In Defense of Jury Trials

The Jury consequently invests the people … with the direction of society.

            Alexis de Tocqueville, Democracy in America

Yesterday, Sen. Sheldon Whitehouse (D-RI) used a lot of his time during the Ketanji Brown Jackson nomination hearing to champion the Constitutionally protected 7th Amendment right to a jury trial. He argued that SCOTUS, the Chamber of Commerce and institutional employers were working to undermine the availability of jury trials in all manner of cases. He had numbers and receipts to help him make the point. He’s been banging this drum a while as you can see here.

Since 2005, the rate of federal cases resolved by juries has been below one percent, down from just over 5.5 percent in 1962. After a morning that gathered professors and judges to examine the civil trial in various lights, including constitutional intent and the context provided by empirical studies, Whitehouse’s keynote was direct and incisive: “The jury is intended to be a thorn in the side of the powerful and wealthy. It is intended to make the powerful and wealthy stand annoyingly equal before the law with everyone else.”

9/15/2015 New York University Law

I have been banging my own small drum on this issue for a while as well. My first post on jury trials here covered some history.

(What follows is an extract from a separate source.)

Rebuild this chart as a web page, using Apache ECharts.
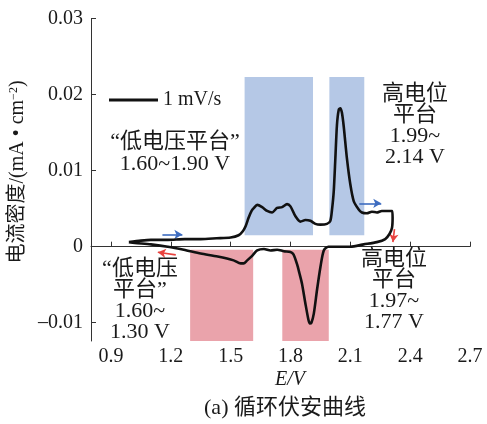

Here is the link.

What Is A Jury Trial (No. 1)?

When the English adopted trial by jury, they were a semi barbarous people; they have since become one of the most enlightened nations on earth, and their attachment to this institution seems to have increased with their increasing cultivation. They have emigrated and colonized every part of the habitable globe; some have formed colonies, others independent states, the mother country has maintained its monarchical constitution; many of its offspring have founded powerful republics; but everywhere they have boasted of the privilege of trial by jury. They have established it, or hastened to re-establish it, in all their settlements. A judicial institution which thus obtains suffrages of a great people for so long a series of ages, which is zealously reproduced at every stage of civilization, in all the climates of the earth, and under every form of government, cannot be contrary to the spirit of justice.

            Alexis de Tocqueville, Democracy in America, Page 281.